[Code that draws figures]

══════════

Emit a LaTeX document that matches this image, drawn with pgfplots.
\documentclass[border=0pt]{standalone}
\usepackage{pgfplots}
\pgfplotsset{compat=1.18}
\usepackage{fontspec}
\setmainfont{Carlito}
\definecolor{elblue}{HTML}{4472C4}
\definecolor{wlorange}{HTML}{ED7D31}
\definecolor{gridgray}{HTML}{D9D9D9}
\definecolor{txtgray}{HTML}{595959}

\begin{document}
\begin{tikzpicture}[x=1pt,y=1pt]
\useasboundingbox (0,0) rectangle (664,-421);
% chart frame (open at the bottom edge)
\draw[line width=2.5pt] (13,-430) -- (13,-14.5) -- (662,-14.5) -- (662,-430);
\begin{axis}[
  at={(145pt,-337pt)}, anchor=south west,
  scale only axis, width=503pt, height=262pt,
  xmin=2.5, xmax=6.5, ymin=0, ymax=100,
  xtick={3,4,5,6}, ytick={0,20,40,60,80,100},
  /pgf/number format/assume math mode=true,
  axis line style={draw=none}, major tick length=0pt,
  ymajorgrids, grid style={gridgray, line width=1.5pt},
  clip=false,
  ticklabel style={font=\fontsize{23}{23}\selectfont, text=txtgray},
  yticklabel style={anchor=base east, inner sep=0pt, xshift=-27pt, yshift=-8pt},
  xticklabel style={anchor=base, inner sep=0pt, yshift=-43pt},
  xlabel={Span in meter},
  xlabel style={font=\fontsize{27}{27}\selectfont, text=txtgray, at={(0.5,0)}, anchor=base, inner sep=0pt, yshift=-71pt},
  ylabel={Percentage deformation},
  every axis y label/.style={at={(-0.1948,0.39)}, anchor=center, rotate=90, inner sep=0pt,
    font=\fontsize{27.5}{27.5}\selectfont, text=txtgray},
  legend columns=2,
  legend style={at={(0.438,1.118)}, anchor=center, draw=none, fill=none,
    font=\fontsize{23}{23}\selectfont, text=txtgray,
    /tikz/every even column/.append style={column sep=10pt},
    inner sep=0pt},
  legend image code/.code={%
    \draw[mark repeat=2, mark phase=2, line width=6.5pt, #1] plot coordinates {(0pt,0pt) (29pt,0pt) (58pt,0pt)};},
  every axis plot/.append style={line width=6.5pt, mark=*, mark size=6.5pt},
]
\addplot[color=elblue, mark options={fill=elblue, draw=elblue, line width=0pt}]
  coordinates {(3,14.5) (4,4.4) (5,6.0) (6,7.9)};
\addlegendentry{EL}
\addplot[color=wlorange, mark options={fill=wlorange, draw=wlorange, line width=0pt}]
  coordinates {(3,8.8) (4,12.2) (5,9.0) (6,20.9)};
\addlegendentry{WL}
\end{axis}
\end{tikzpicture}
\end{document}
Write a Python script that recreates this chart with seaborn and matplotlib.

══════════

WHAT YOU NEED TO DO ->
Exactly as written above, please repeat the entries.

TASK OUTPUT ->
Emit a LaTeX document that matches this image, drawn with pgfplots.
\documentclass[border=0pt]{standalone}
\usepackage{pgfplots}
\pgfplotsset{compat=1.18}
\usepackage{fontspec}
\setmainfont{Carlito}
\definecolor{elblue}{HTML}{4472C4}
\definecolor{wlorange}{HTML}{ED7D31}
\definecolor{gridgray}{HTML}{D9D9D9}
\definecolor{txtgray}{HTML}{595959}

\begin{document}
\begin{tikzpicture}[x=1pt,y=1pt]
\useasboundingbox (0,0) rectangle (664,-421);
% chart frame (open at the bottom edge)
\draw[line width=2.5pt] (13,-430) -- (13,-14.5) -- (662,-14.5) -- (662,-430);
\begin{axis}[
  at={(145pt,-337pt)}, anchor=south west,
  scale only axis, width=503pt, height=262pt,
  xmin=2.5, xmax=6.5, ymin=0, ymax=100,
  xtick={3,4,5,6}, ytick={0,20,40,60,80,100},
  /pgf/number format/assume math mode=true,
  axis line style={draw=none}, major tick length=0pt,
  ymajorgrids, grid style={gridgray, line width=1.5pt},
  clip=false,
  ticklabel style={font=\fontsize{23}{23}\selectfont, text=txtgray},
  yticklabel style={anchor=base east, inner sep=0pt, xshift=-27pt, yshift=-8pt},
  xticklabel style={anchor=base, inner sep=0pt, yshift=-43pt},
  xlabel={Span in meter},
  xlabel style={font=\fontsize{27}{27}\selectfont, text=txtgray, at={(0.5,0)}, anchor=base, inner sep=0pt, yshift=-71pt},
  ylabel={Percentage deformation},
  every axis y label/.style={at={(-0.1948,0.39)}, anchor=center, rotate=90, inner sep=0pt,
    font=\fontsize{27.5}{27.5}\selectfont, text=txtgray},
  legend columns=2,
  legend style={at={(0.438,1.118)}, anchor=center, draw=none, fill=none,
    font=\fontsize{23}{23}\selectfont, text=txtgray,
    /tikz/every even column/.append style={column sep=10pt},
    inner sep=0pt},
  legend image code/.code={%
    \draw[mark repeat=2, mark phase=2, line width=6.5pt, #1] plot coordinates {(0pt,0pt) (29pt,0pt) (58pt,0pt)};},
  every axis plot/.append style={line width=6.5pt, mark=*, mark size=6.5pt},
]
\addplot[color=elblue, mark options={fill=elblue, draw=elblue, line width=0pt}]
  coordinates {(3,14.5) (4,4.4) (5,6.0) (6,7.9)};
\addlegendentry{EL}
\addplot[color=wlorange, mark options={fill=wlorange, draw=wlorange, line width=0pt}]
  coordinates {(3,8.8) (4,12.2) (5,9.0) (6,20.9)};
\addlegendentry{WL}
\end{axis}
\end{tikzpicture}
\end{document}
Write a Python script that recreates this chart with seaborn and matplotlib.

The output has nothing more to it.